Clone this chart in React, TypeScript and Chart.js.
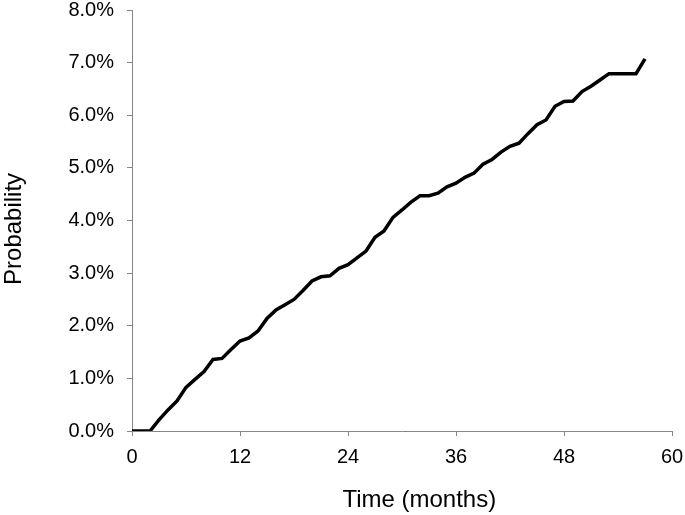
import React, { useEffect, useRef } from "react";
import { Chart, registerables } from "chart.js";

Chart.register(...registerables);

const months: number[] = [
  0, 1, 2, 3, 4, 5, 6, 7, 8, 9, 10, 11, 12, 13, 14, 15, 16, 17, 18, 19, 20,
  21, 22, 23, 24, 25, 26, 27, 28, 29, 30, 31, 32, 33, 34, 35, 36, 37, 38, 39,
  40, 41, 42, 43, 44, 45, 46, 47, 48, 49, 50, 51, 52, 53, 54, 55, 56, 57,
];

const probabilityPct: number[] = [
  0, 0, 0, 0.21, 0.4, 0.57, 0.83, 0.98, 1.13, 1.36, 1.38, 1.55, 1.71, 1.77,
  1.9, 2.14, 2.3, 2.4, 2.5, 2.67, 2.85, 2.93, 2.95, 3.09, 3.16, 3.29, 3.42,
  3.68, 3.8, 4.06, 4.2, 4.35, 4.47, 4.47, 4.52, 4.64, 4.71, 4.82, 4.9, 5.07,
  5.16, 5.3, 5.41, 5.47, 5.65, 5.82, 5.91, 6.17, 6.26, 6.27, 6.45, 6.55,
  6.67, 6.79, 6.79, 6.79, 6.79, 7.07,
];

const xTickStep = 12;
const xMax = 60;
const yMax = 8;
const xTitle = "Time (months)";
const yTitle = "Probability";

const FONT = "'Liberation Sans', Arial, sans-serif";
const AXIS_COLOR = "#868686";

// draws the two axis titles where the reference places them
const axisTitlesPlugin = {
  id: "axisTitles",
  afterDraw(chart: any) {
    const { ctx, chartArea } = chart;
    ctx.save();
    ctx.fillStyle = "#000000";
    ctx.font = `24px ${FONT}`;
    ctx.textAlign = "center";
    ctx.textBaseline = "middle";
    ctx.fillText(xTitle, chartArea.left + (chartArea.right - chartArea.left) * 0.532, 500);
    ctx.translate(14, chartArea.top + (chartArea.bottom - chartArea.top) * 0.52);
    ctx.rotate(-Math.PI / 2);
    ctx.fillText(yTitle, 0, 0);
    ctx.restore();
  },
};

export default function App() {
  const canvasRef = useRef<HTMLCanvasElement | null>(null);

  useEffect(() => {
    if (!canvasRef.current) return;
    const points = months.map((m, i) => ({ x: m, y: probabilityPct[i] }));
    const chart = new Chart(canvasRef.current, {
      type: "line",
      data: {
        datasets: [
          {
            data: points,
            borderColor: "#000000",
            borderWidth: 3.5,
            pointRadius: 0,
            pointHoverRadius: 0,
            pointHitRadius: 0,
            tension: 0,
            fill: false,
            borderJoinStyle: "miter",
          },
        ],
      },
      plugins: [axisTitlesPlugin],
      options: {
        animation: false,
        responsive: false,
        maintainAspectRatio: false,
        events: [],
        layout: {
          autoPadding: false,
          padding: 0,
        },
        plugins: {
          legend: { display: false },
          tooltip: { enabled: false },
        },
        scales: {
          x: {
            type: "linear",
            min: 0,
            max: xMax,
            grid: {
              display: true,
              drawOnChartArea: false,
              drawTicks: true,
              tickLength: 5,
              color: AXIS_COLOR,
            },
            border: { display: true, color: AXIS_COLOR, width: 1 },
            ticks: {
              stepSize: xTickStep,
              color: "#000000",
              padding: 11,
              maxRotation: 0,
              font: { family: FONT, size: 20, lineHeight: 1 },
            },
            title: { display: false, text: xTitle },
            afterFit: (scale: any) => {
              scale.height = 84;
              scale.paddingRight = 13;
              scale.paddingLeft = 0;
            },
          },
          y: {
            type: "linear",
            min: 0,
            max: yMax,
            grid: {
              display: true,
              drawOnChartArea: false,
              drawTicks: true,
              tickLength: 5,
              color: AXIS_COLOR,
            },
            border: { display: true, color: AXIS_COLOR, width: 1 },
            ticks: {
              stepSize: 1,
              color: "#000000",
              padding: 13,
              font: { family: FONT, size: 20, lineHeight: 1 },
              callback: (v: any) => Number(v).toFixed(1) + "%",
            },
            title: { display: false, text: yTitle },
            afterFit: (scale: any) => {
              scale.width = 132;
              scale.paddingTop = 10;
              scale.paddingBottom = 0;
            },
          },
        },
      },
    });
    return () => chart.destroy();
  }, []);

  return (
    <div
      style={{
        position: "absolute",
        left: 0,
        top: 0,
        width: 685,
        height: 515,
        background: "#ffffff",
      }}
    >
      <canvas ref={canvasRef} width={685} height={515} />
    </div>
  );
}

◇ ◇ ◇ ◇ ◇ ◇ ◇

What this task involves
Identify all lines where the word "React" shows up. Copy them.

Complete output
Clone this chart in React, TypeScript and Chart.js.
import React, { useEffect, useRef } from "react";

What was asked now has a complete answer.